* [Problem statement] Without the pictures, repeat the listing character for character.
┌──
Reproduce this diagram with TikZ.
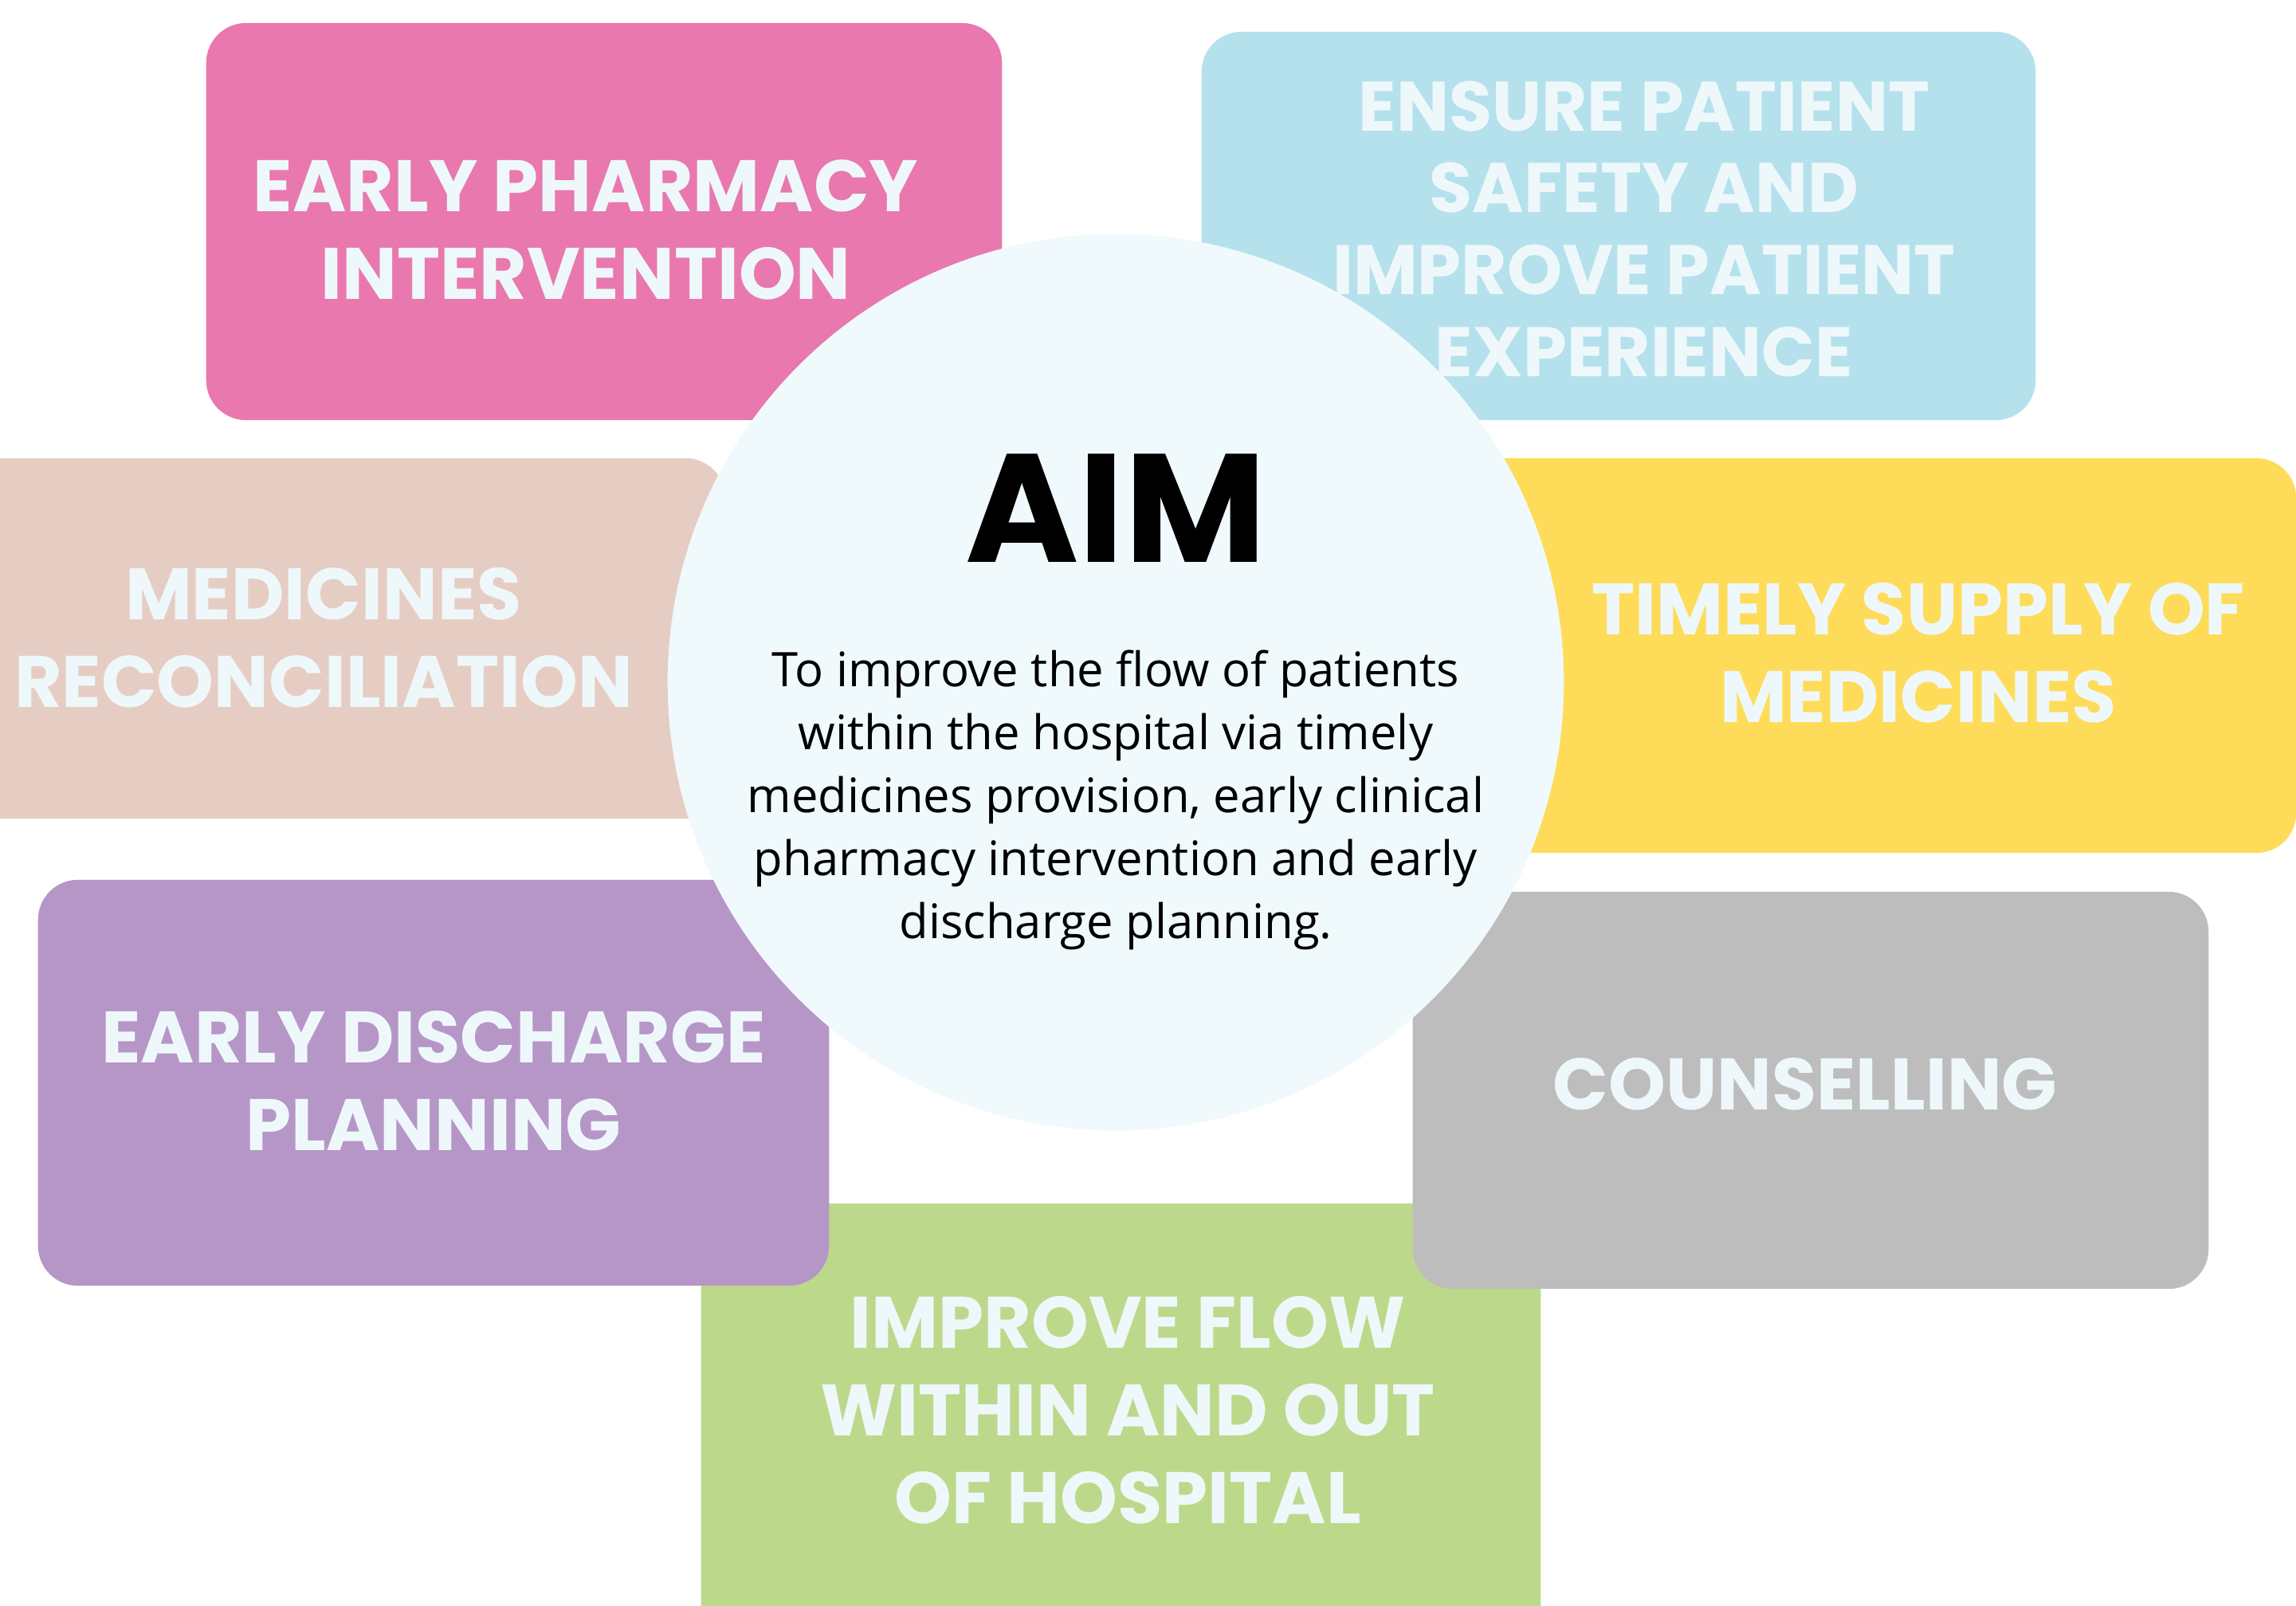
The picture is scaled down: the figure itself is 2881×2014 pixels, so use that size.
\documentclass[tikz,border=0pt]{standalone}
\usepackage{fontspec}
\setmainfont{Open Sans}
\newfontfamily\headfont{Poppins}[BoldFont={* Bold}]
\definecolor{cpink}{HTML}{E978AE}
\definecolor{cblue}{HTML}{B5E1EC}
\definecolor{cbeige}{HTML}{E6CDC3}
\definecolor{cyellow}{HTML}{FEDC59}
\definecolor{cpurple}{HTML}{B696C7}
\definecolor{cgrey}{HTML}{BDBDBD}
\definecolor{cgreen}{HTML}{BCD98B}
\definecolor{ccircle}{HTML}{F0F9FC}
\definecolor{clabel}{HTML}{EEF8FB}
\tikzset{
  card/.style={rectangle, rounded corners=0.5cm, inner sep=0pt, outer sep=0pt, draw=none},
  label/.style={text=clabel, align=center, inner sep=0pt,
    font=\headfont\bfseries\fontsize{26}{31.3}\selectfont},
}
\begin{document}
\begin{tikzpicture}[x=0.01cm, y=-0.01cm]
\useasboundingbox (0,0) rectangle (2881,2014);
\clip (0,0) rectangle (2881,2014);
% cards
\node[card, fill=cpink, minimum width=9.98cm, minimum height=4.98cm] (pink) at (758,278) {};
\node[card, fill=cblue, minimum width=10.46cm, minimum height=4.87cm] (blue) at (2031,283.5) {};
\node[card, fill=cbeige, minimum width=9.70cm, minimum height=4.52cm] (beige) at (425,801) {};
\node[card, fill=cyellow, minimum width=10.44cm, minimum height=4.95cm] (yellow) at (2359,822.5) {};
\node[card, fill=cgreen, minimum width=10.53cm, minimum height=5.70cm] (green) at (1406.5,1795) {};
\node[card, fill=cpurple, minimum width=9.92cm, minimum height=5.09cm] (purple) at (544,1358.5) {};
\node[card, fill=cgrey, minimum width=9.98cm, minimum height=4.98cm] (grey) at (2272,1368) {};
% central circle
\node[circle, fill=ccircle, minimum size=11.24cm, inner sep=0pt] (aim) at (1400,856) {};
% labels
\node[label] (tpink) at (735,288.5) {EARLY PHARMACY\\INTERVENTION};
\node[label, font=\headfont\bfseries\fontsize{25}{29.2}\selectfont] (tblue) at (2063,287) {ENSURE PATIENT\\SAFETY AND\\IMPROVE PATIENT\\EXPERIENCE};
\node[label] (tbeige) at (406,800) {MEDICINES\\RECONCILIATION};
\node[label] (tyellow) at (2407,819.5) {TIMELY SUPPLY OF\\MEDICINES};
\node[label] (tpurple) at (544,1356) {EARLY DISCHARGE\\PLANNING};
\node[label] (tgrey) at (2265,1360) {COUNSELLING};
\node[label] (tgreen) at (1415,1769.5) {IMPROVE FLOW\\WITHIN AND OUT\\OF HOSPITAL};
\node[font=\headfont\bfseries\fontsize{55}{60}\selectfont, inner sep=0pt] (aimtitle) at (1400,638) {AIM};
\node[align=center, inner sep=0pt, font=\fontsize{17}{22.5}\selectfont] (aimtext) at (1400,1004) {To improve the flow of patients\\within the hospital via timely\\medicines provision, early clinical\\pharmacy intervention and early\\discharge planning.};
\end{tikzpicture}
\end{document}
└──
* [Solution]
Reproduce this diagram with TikZ.
The picture is scaled down: the figure itself is 2881×2014 pixels, so use that size.
\documentclass[tikz,border=0pt]{standalone}
\usepackage{fontspec}
\setmainfont{Open Sans}
\newfontfamily\headfont{Poppins}[BoldFont={* Bold}]
\definecolor{cpink}{HTML}{E978AE}
\definecolor{cblue}{HTML}{B5E1EC}
\definecolor{cbeige}{HTML}{E6CDC3}
\definecolor{cyellow}{HTML}{FEDC59}
\definecolor{cpurple}{HTML}{B696C7}
\definecolor{cgrey}{HTML}{BDBDBD}
\definecolor{cgreen}{HTML}{BCD98B}
\definecolor{ccircle}{HTML}{F0F9FC}
\definecolor{clabel}{HTML}{EEF8FB}
\tikzset{
  card/.style={rectangle, rounded corners=0.5cm, inner sep=0pt, outer sep=0pt, draw=none},
  label/.style={text=clabel, align=center, inner sep=0pt,
    font=\headfont\bfseries\fontsize{26}{31.3}\selectfont},
}
\begin{document}
\begin{tikzpicture}[x=0.01cm, y=-0.01cm]
\useasboundingbox (0,0) rectangle (2881,2014);
\clip (0,0) rectangle (2881,2014);
% cards
\node[card, fill=cpink, minimum width=9.98cm, minimum height=4.98cm] (pink) at (758,278) {};
\node[card, fill=cblue, minimum width=10.46cm, minimum height=4.87cm] (blue) at (2031,283.5) {};
\node[card, fill=cbeige, minimum width=9.70cm, minimum height=4.52cm] (beige) at (425,801) {};
\node[card, fill=cyellow, minimum width=10.44cm, minimum height=4.95cm] (yellow) at (2359,822.5) {};
\node[card, fill=cgreen, minimum width=10.53cm, minimum height=5.70cm] (green) at (1406.5,1795) {};
\node[card, fill=cpurple, minimum width=9.92cm, minimum height=5.09cm] (purple) at (544,1358.5) {};
\node[card, fill=cgrey, minimum width=9.98cm, minimum height=4.98cm] (grey) at (2272,1368) {};
% central circle
\node[circle, fill=ccircle, minimum size=11.24cm, inner sep=0pt] (aim) at (1400,856) {};
% labels
\node[label] (tpink) at (735,288.5) {EARLY PHARMACY\\INTERVENTION};
\node[label, font=\headfont\bfseries\fontsize{25}{29.2}\selectfont] (tblue) at (2063,287) {ENSURE PATIENT\\SAFETY AND\\IMPROVE PATIENT\\EXPERIENCE};
\node[label] (tbeige) at (406,800) {MEDICINES\\RECONCILIATION};
\node[label] (tyellow) at (2407,819.5) {TIMELY SUPPLY OF\\MEDICINES};
\node[label] (tpurple) at (544,1356) {EARLY DISCHARGE\\PLANNING};
\node[label] (tgrey) at (2265,1360) {COUNSELLING};
\node[label] (tgreen) at (1415,1769.5) {IMPROVE FLOW\\WITHIN AND OUT\\OF HOSPITAL};
\node[font=\headfont\bfseries\fontsize{55}{60}\selectfont, inner sep=0pt] (aimtitle) at (1400,638) {AIM};
\node[align=center, inner sep=0pt, font=\fontsize{17}{22.5}\selectfont] (aimtext) at (1400,1004) {To improve the flow of patients\\within the hospital via timely\\medicines provision, early clinical\\pharmacy intervention and early\\discharge planning.};
\end{tikzpicture}
\end{document}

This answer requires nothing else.